貧しかったら、国事に奔走するなんて、最初から不可能、できやしない。
政治家に、最初からできもしないことを求めて、その上、過大な見返りを求めたら、悪くならざるを得ない。
過大な報酬で釣るのもいただけないが、貧しさを求めていたら、最初から成り立たなくなる。
収支が合わなければ、不正をしてでも金を得ようとするのが人の常である。
だから、金にまつわる不正が後を絶たなくなる。

清貧という思想は、自由主義にも、民主主義にもない。
仮にあるとすれば、全体主義である。

清貧という思想は、平等という意味とも違う。
清貧というのは、貧富の差を前提としているからで。

アメリカで資産を開示させるの、金の出どころを知りたいからで、貧しくなければならないなんて一言もいつていない。

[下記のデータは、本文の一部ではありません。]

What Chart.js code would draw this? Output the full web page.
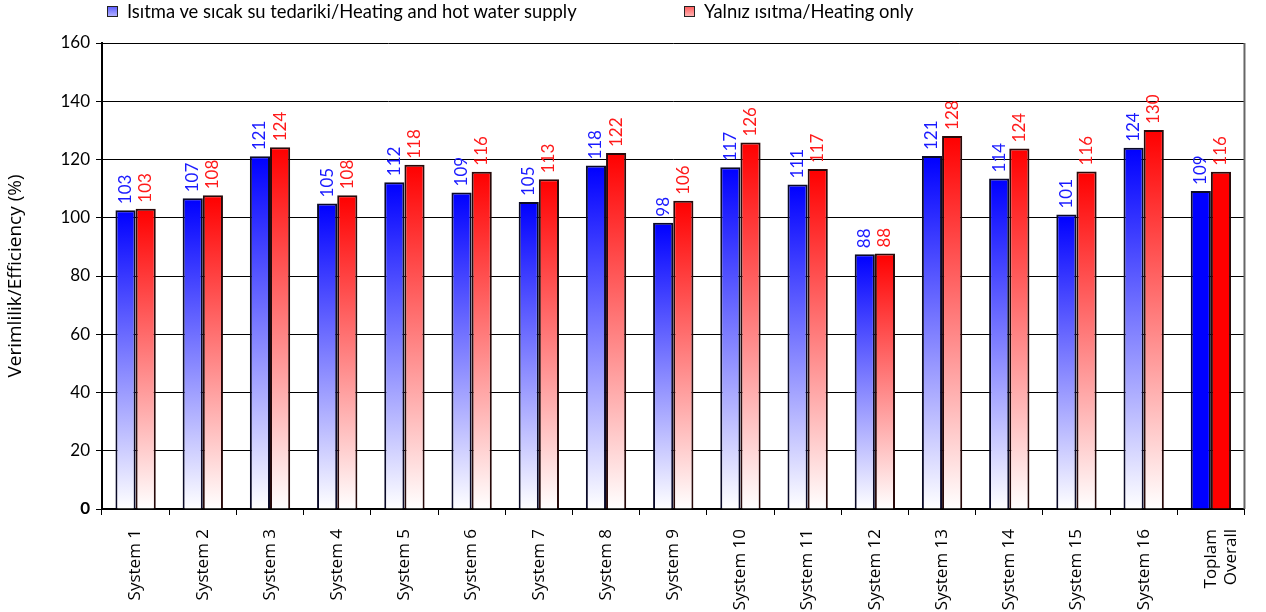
<!DOCTYPE html>
<html>
<head>
<meta charset="utf-8">
<script src="https://cdn.jsdelivr.net/npm/chart.js@4/dist/chart.umd.min.js"></script>
<style>
  body { margin: 0; background: #fff; font-family: Lato, "DejaVu Sans", sans-serif; }
  #wrap { position: relative; width: 1266px; height: 612px; }
  #legend { position: absolute; top: 0; left: 0; width: 1266px; height: 24px; font-size: 18.4px; color: #000; }
  .item { position: absolute; top: 0; display: flex; align-items: center; white-space: nowrap; }
  .box { width: 9px; height: 9px; border: 1px solid #222; margin-right: 9px; }
</style>
</head>
<body>
<div id="wrap">
  <div id="legend"></div>
  <canvas id="chart"></canvas>
</div>
<script>
// ── Data ──────────────────────────────────────────────────
const categories = ['System 1', 'System 2', 'System 3', 'System 4', 'System 5', 'System 6',
    'System 7', 'System 8', 'System 9', 'System 10', 'System 11', 'System 12', 'System 13',
    'System 14', 'System 15', 'System 16', ['Toplam', 'Overall']];
const heatingHotWater = [102.6, 106.7, 121.1, 104.9, 112.2, 108.7, 105.4, 117.9, 98.3,
    117.3, 111.4, 87.5, 121.2, 113.5, 101.1, 124.0, 109.2];
const heatingOnly = [103.1, 107.7, 124.2, 107.7, 118.2, 115.8, 113.2, 122.2, 105.8,
    125.8, 116.7, 87.7, 128.1, 123.8, 115.9, 130.1, 115.8];
const yTicks = [0, 20, 40, 60, 80, 100, 120, 140, 160];

const seriesNames = ['Isıtma ve sıcak su tedariki/Heating and hot water supply', 'Yalnız ısıtma/Heating only'];
const FONT = 'Lato, "DejaVu Sans", sans-serif';
const FONT_ALT = '"Open Sans", "DejaVu Sans", sans-serif';

const palette = [
    { top: '#0000ff', bottom: '#ffffff', solid: '#0000ff', label: '#1a1aff', border: '#0a0a28' },
    { top: '#ff0000', bottom: '#ffffff', solid: '#ff0000', label: '#ff1a1a', border: '#280a0a' }
];

/**
 * Vertical gradient per bar, solid for the overall pair
 */
function barFill(p) {
    return ctx => {
        const chart = ctx.chart;
        if (!chart.chartArea || ctx.type !== 'data') return p.top;
        if (ctx.dataIndex === categories.length - 1) return p.solid;
        const y = chart.scales.y;
        const top = y.getPixelForValue(ctx.raw);
        const base = y.getPixelForValue(0);
        const g = chart.ctx.createLinearGradient(0, top, 0, base);
        g.addColorStop(0, p.top);
        g.addColorStop(1, p.bottom);
        return g;
    };
}

// ── Legend (HTML) ─────────────────────────────────────────
const legendPos = [107, 684];
document.getElementById('legend').innerHTML = seriesNames.map((name, i) =>
    `<div class="item" style="left:${legendPos[i]}px">
        <span class="box" style="background:linear-gradient(${i ? '#ff6060, #ffb0b0' : '#6060ff, #b0b0ff'})"></span>${name}
     </div>`).join('');

// ── Plugins ───────────────────────────────────────────────
const valueLabels = {
    id: 'valueLabels',
    afterDatasetsDraw(chart) {
        const { ctx } = chart;
        ctx.save();
        ctx.font = `17px ${FONT}`;
        ctx.textAlign = 'left';
        ctx.textBaseline = 'middle';
        chart.data.datasets.forEach((ds, di) => {
            const meta = chart.getDatasetMeta(di);
            ctx.fillStyle = palette[di].label;
            meta.data.forEach((bar, i) => {
                ctx.save();
                ctx.translate(bar.x, bar.y - 6);
                ctx.rotate(-Math.PI / 2);
                ctx.fillText(String(Math.round(ds.data[i])), 0, 0);
                ctx.restore();
            });
        });
        ctx.restore();
    }
};

const rightFrame = {
    id: 'rightFrame',
    afterDraw(chart) {
        const { ctx, chartArea: { top, bottom, right } } = chart;
        ctx.save();
        ctx.strokeStyle = '#666';
        ctx.lineWidth = 2;
        ctx.beginPath();
        ctx.moveTo(right, top);
        ctx.lineTo(right, bottom);
        ctx.stroke();
        ctx.restore();
    }
};

// ── Chart ─────────────────────────────────────────────────
new Chart(document.getElementById('chart'), {
    type: 'bar',
    data: {
        labels: categories,
        datasets: [heatingHotWater, heatingOnly].map((values, i) => ({
            label: seriesNames[i],
            data: values,
            backgroundColor: barFill(palette[i]),
            borderColor: palette[i].border,
            borderWidth: 2,
            categoryPercentage: 0.6,
            barPercentage: 1.0
        }))
    },
    plugins: [valueLabels, rightFrame],
    options: {
        responsive: true,
        maintainAspectRatio: false,
        animation: false,
        layout: { padding: { top: 43, right: 11, left: 0, bottom: 0 } },
        plugins: {
            legend: { display: false },
            tooltip: { enabled: false }
        },
        scales: {
            x: {
                afterFit: s => { s.height = 103; },
                grid: { offset: true, drawOnChartArea: false, color: '#000', tickLength: 6 },
                border: { color: '#000', width: 2 },
                ticks: {
                    color: '#000',
                    font: { family: FONT_ALT, size: 17 },
                    minRotation: 90,
                    maxRotation: 90,
                    padding: 14,
                    autoSkip: false
                }
            },
            y: {
                min: 0,
                max: 160,
                afterFit: s => { s.width = 102; },
                afterBuildTicks: s => { s.ticks = yTicks.map(v => ({ value: v })); },
                grid: { color: '#000', lineWidth: 1, tickLength: 6 },
                border: { color: '#000', width: 2 },
                title: {
                    display: true,
                    text: 'Verimlilik/Efficiency (%)',
                    color: '#000',
                    font: { family: FONT_ALT, size: 19 },
                    padding: { top: 4, bottom: 0 }
                },
                ticks: {
                    color: '#000',
                    padding: 6,
                    font: ctx => ({ family: FONT, size: 17, weight: ctx.tick && ctx.tick.value === 0 ? 'bold' : 'normal' })
                }
            }
        }
    }
});
</script>
</body>
</html>
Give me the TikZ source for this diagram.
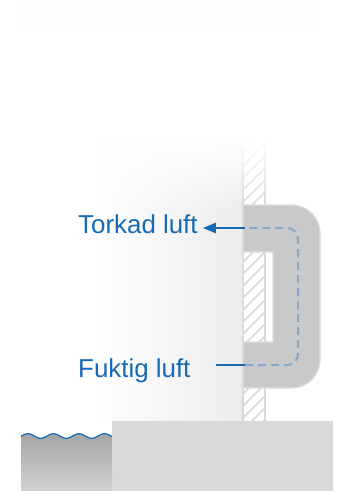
\documentclass[tikz,border=0pt]{standalone}
\usepackage{fontspec}
\setmainfont{Liberation Sans}
\usetikzlibrary{arrows.meta}

\definecolor{airblue}{RGB}{22,106,178}
\definecolor{loopblue}{RGB}{135,167,200}
\definecolor{unitgray}{RGB}{200,201,203}
\definecolor{unitedge}{RGB}{222,223,224}
\definecolor{floorgray}{RGB}{216,217,219}
\definecolor{hatchgray}{RGB}{216,216,216}
\definecolor{roomgray}{RGB}{236,236,236}

\begin{document}
\begin{tikzpicture}[x=1pt, y=-1pt,
    flow/.style={draw=airblue, line width=2.5pt},
    dashflow/.style={draw=loopblue, line width=2pt, dash pattern=on 8pt off 5pt},
    hatch/.style={draw=hatchgray, line width=1.5pt},
    wall/.style={draw=hatchgray, line width=1.5pt},
    airlabel/.style={font=\fontsize{25.9}{31}\selectfont, text=airblue, anchor=base west, inner xsep=5pt, inner ysep=0pt},
]
\useasboundingbox (0,0) rectangle (338,491);

% faint strip at the top
\fill[fill={rgb,255:red,253;green,253;blue,251}] (17,0) rectangle (318,25);

% room air in front of the wall
\shade[left color=white, right color=roomgray] (95,140) rectangle (243,421);

% hatched wall
\begin{scope}
  \clip (243,140) rectangle (265,421);
  \foreach \y in {130,142,...,460}
    \draw[hatch] (243,\y) -- ++(22,-22);
\end{scope}
\draw[wall] (243,140) -- (243,421) (265,140) -- (265,421);

% wall and room air fade out upwards
\foreach \i in {0,...,23} {
  \pgfmathsetmacro\op{1-\i/24}
  \fill[white, fill opacity=\op] (90,138+\i*3) rectangle (268,141+\i*3);
}

% floor and water
\fill[floorgray] (112,421) rectangle (333,491);
\shade[top color={rgb,255:red,163;green,164;blue,166}, bottom color={rgb,255:red,210;green,211;blue,213}]
  plot[domain=21:112, samples=80] (\x, {436-2.3*cos(14.1176*(\x-28))}) -- (112,491) -- (21,491) -- cycle;
\draw[airblue, line width=1.2pt]
  plot[domain=21:112, samples=80] (\x, {436-2.3*cos(14.1176*(\x-28))});

% dehumidifier unit round the wall
\path[fill=unitgray, draw=unitedge, line width=1.2pt, even odd rule]
  (243,205) -- (292,205) arc[start angle=-90, end angle=0, radius=28]
  -- (320,360) arc[start angle=0, end angle=90, radius=28]
  -- (243,388) -- cycle
  (243,252) rectangle (273,342);

% labels
\node[airlabel] (torkad) at (73,233) {Torkad luft};
\node[airlabel] (fuktig) at (73,377) {Fuktig luft};

% air path
\coordinate (dryWall) at (245,228);
\coordinate (loopTop) at (298,228);
\coordinate (loopBot) at (298,365);
\coordinate (wetWall) at (245,365);
\coordinate (wetIn) at (216,365);

\draw[dashflow, rounded corners=11pt] (wetWall) -- (loopBot) -- (loopTop) -- (dryWall);
\draw[flow, -{Triangle[length=13pt,width=10pt]}] (dryWall) -- (dryWall -| torkad.east);
\draw[flow] (wetIn) -- (wetWall);
\end{tikzpicture}
\end{document}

むしろ、昔は、井戸塀とか、政治道楽などと言われ、政治に現を抜かすとみぐるみ剥がれるとまで言われた。
清貧なのではなく。政治的野心を持つと政治家は貧乏になるとまで言われ。

これも、無政府主義的な思想である。

政治的指導者は、貧しくあるべきだという思想、思想というより規範に近いけれど、これは日本人特有と言っていいかもしれない。

確かに清貧という思想は、他国にもあるが、それは、聖者とか、賢者に対してであって。
聖賢の対極ある政治家や権力者に求めるのは野暮である。
つまり、政治というのは、俗の権化みたいなものだから。政治は現実なのである。

聖賢に求められるのは、魂の救済や真理の探究、道徳であり。
政治家や権力者に求められるのは、結果である。

つまり、政治の求められるのは、国民の欲望を満たす事。
国民に現実の利益を与える以上、対価を求めるのは当然と、他国の国民は、認識しているから、貧しくていいなんて思わない。

政治屋というには困るが、政治家が、それなりの対価を求めるのは悪い事ではない。
無論、合法的にではあるが。

他国と対等に渡り合う為には、それなり体裁も必要で。
他国の政治家に比べてみすぼらしい格好をしていたら、見下されてしまう。
国民だって惨めになる。
無論、国民とかけ離れた生活せよというのではなく。
それなりの生活が保障されるから政治ができるので。
これも反権威、反権力の延長線上にある。

大体、政治家が金に困る事の方が弊害が大きい。
だから、貧しくていいとは言わないが、金の流れは明らかにしろと。

派閥が悪いというのは、典型的な、無政府主義。
派閥というのは、組織の一種であり。
言い換えるよ、チームである。
つまり、チーム、組織の否定である。

本来、派閥が悪いというのではなく、派閥の機構、構造、仕組の問題で。
派閥が民主的に運用されているか、民主的な機構を持っているかは問題になるが。
派閥そのものを悪とするのは、無政府主義的である。

それは権力そのものを否定する思想につながるからである。

結局、政党は、単なる集団になりはて、組織、チームとして活動できなくなる。
政党は、グループでなく、チームであるべきなのだが。

今はなにが、なんでも派閥は悪だと。
派閥は悪だと決めつけている。

頭のどこかに、組織は、権力機構だから悪だという意識が働いている。
それが、無自覚な無政府主義なので。
原始共産主義でなく、原始無政府主義みたいな様相を呈してきた。

こうなると、共産党とか公明党のような組織を肯定する政党のほうが秩序を維持できるようになる。

自由民主党が無政府主義政党になるなら、最初から無政府主義を標榜すべきで。
最初から、自由主義と無政府主義との違いを、明確にすべきなのである。

確かに、派閥で改めるところがあれば、改めるべきだけれど、政策集団まで否定したら、自由民主は実現できなくなる。